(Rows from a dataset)
<<<<

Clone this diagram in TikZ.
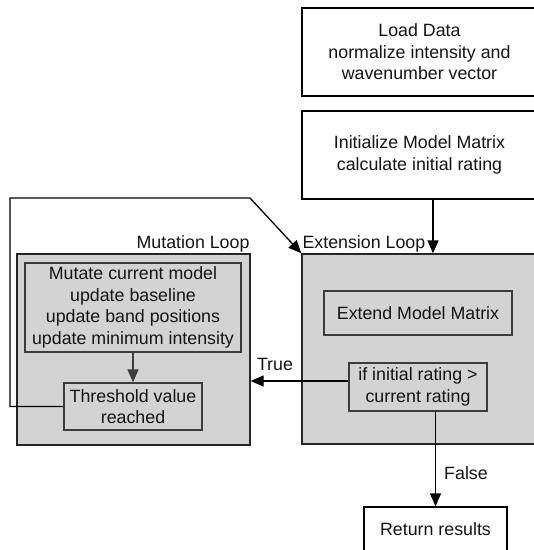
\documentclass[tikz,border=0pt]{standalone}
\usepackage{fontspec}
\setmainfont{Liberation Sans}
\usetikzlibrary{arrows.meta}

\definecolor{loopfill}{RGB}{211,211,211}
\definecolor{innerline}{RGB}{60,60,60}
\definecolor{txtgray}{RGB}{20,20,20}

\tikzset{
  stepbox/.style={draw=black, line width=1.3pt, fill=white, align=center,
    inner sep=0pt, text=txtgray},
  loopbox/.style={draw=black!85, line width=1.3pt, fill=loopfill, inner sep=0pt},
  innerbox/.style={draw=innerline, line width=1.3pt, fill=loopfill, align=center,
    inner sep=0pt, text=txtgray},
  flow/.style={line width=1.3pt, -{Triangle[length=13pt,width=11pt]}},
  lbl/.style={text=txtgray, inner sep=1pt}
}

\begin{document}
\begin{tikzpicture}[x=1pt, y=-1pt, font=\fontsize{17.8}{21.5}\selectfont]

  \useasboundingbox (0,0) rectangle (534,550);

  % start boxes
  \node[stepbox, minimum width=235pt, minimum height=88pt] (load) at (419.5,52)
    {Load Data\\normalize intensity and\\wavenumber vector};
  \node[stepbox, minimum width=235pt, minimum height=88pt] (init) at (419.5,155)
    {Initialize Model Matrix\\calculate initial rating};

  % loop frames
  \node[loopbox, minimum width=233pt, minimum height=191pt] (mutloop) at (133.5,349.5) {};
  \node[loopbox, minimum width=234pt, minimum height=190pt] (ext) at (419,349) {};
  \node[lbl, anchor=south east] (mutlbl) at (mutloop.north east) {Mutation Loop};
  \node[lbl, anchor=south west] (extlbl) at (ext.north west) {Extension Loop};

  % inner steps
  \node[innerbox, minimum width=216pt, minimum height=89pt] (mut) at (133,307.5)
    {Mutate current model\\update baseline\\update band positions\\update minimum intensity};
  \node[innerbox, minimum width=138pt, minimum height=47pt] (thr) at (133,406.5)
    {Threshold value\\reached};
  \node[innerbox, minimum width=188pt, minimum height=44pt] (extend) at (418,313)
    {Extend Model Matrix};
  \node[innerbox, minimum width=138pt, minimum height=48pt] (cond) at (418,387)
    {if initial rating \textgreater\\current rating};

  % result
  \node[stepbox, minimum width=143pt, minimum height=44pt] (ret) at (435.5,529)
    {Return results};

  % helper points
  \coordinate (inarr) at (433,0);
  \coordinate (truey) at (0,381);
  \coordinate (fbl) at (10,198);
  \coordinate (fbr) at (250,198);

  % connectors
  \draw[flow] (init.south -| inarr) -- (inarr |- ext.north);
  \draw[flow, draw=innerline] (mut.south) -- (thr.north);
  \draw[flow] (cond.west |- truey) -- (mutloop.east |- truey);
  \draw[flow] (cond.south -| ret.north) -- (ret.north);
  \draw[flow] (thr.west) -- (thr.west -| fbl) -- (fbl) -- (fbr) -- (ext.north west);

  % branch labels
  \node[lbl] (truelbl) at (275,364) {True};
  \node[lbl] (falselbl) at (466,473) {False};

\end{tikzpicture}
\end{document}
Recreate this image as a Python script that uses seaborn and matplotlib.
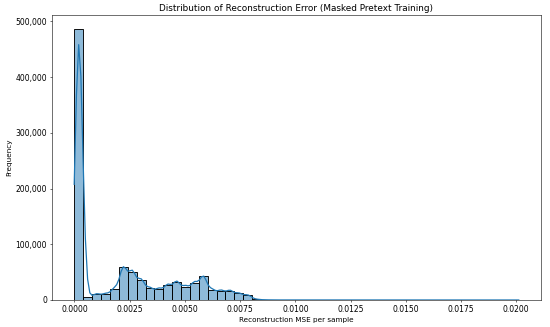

>>>>

▸ PROBLEM REQUIREMENTS:
All of the material above needs to be restated exactly, with no pictures.

▸ OUTPUT BELOW:
Clone this diagram in TikZ.
\documentclass[tikz,border=0pt]{standalone}
\usepackage{fontspec}
\setmainfont{Liberation Sans}
\usetikzlibrary{arrows.meta}

\definecolor{loopfill}{RGB}{211,211,211}
\definecolor{innerline}{RGB}{60,60,60}
\definecolor{txtgray}{RGB}{20,20,20}

\tikzset{
  stepbox/.style={draw=black, line width=1.3pt, fill=white, align=center,
    inner sep=0pt, text=txtgray},
  loopbox/.style={draw=black!85, line width=1.3pt, fill=loopfill, inner sep=0pt},
  innerbox/.style={draw=innerline, line width=1.3pt, fill=loopfill, align=center,
    inner sep=0pt, text=txtgray},
  flow/.style={line width=1.3pt, -{Triangle[length=13pt,width=11pt]}},
  lbl/.style={text=txtgray, inner sep=1pt}
}

\begin{document}
\begin{tikzpicture}[x=1pt, y=-1pt, font=\fontsize{17.8}{21.5}\selectfont]

  \useasboundingbox (0,0) rectangle (534,550);

  % start boxes
  \node[stepbox, minimum width=235pt, minimum height=88pt] (load) at (419.5,52)
    {Load Data\\normalize intensity and\\wavenumber vector};
  \node[stepbox, minimum width=235pt, minimum height=88pt] (init) at (419.5,155)
    {Initialize Model Matrix\\calculate initial rating};

  % loop frames
  \node[loopbox, minimum width=233pt, minimum height=191pt] (mutloop) at (133.5,349.5) {};
  \node[loopbox, minimum width=234pt, minimum height=190pt] (ext) at (419,349) {};
  \node[lbl, anchor=south east] (mutlbl) at (mutloop.north east) {Mutation Loop};
  \node[lbl, anchor=south west] (extlbl) at (ext.north west) {Extension Loop};

  % inner steps
  \node[innerbox, minimum width=216pt, minimum height=89pt] (mut) at (133,307.5)
    {Mutate current model\\update baseline\\update band positions\\update minimum intensity};
  \node[innerbox, minimum width=138pt, minimum height=47pt] (thr) at (133,406.5)
    {Threshold value\\reached};
  \node[innerbox, minimum width=188pt, minimum height=44pt] (extend) at (418,313)
    {Extend Model Matrix};
  \node[innerbox, minimum width=138pt, minimum height=48pt] (cond) at (418,387)
    {if initial rating \textgreater\\current rating};

  % result
  \node[stepbox, minimum width=143pt, minimum height=44pt] (ret) at (435.5,529)
    {Return results};

  % helper points
  \coordinate (inarr) at (433,0);
  \coordinate (truey) at (0,381);
  \coordinate (fbl) at (10,198);
  \coordinate (fbr) at (250,198);

  % connectors
  \draw[flow] (init.south -| inarr) -- (inarr |- ext.north);
  \draw[flow, draw=innerline] (mut.south) -- (thr.north);
  \draw[flow] (cond.west |- truey) -- (mutloop.east |- truey);
  \draw[flow] (cond.south -| ret.north) -- (ret.north);
  \draw[flow] (thr.west) -- (thr.west -| fbl) -- (fbl) -- (fbr) -- (ext.north west);

  % branch labels
  \node[lbl] (truelbl) at (275,364) {True};
  \node[lbl] (falselbl) at (466,473) {False};

\end{tikzpicture}
\end{document}
Recreate this image as a Python script that uses seaborn and matplotlib.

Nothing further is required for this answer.